I remember in the early 1980s when ephemeral (or generational) garbage collection started to be available in Lisp systems - this made a large improvement in run time performance. Good work!
I actually thought this was a repost of a very old article when I first noticed it on the HN front page. Then I realized that Ruby wasn't around in the 80s. Oh.
I thought all modern dynamic languages use generational GC.
Ruby's internals are hilariously naive. 1.8 is an AST interpreter (!) and 1.9 and 2.0 are dumb bytecode interpreters, with no quickening or anything.
Not to knock it too much - if it gets the job done it gets the job done - but it would be nice if they considered adding at least some undergraduate level interpreter class optimisation techniques.

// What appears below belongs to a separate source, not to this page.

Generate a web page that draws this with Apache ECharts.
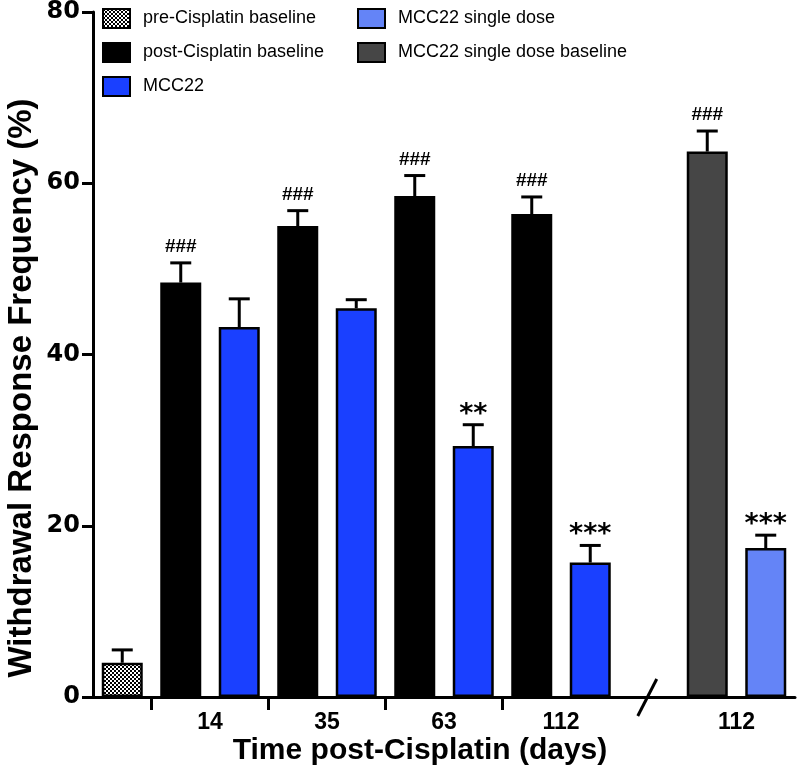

And that was less then 5 years ago, and it was a Stop the World GC until less then 2 years ago updated to Incremental. While Mozilla's has had incremental for a year and are still working on Generational Collector.
The point is, apart from Java which gets many cooperate backing, even the most widely uses programming languages only recently had a decent enough GC implementation. As much as i hate this slow progression, most VM still dont have GGC as default at all.
I remember in the early 1980s when ephemeral (or generational) garbage collection started to be available in Lisp systems - this made a large improvement in run time performance. Good work!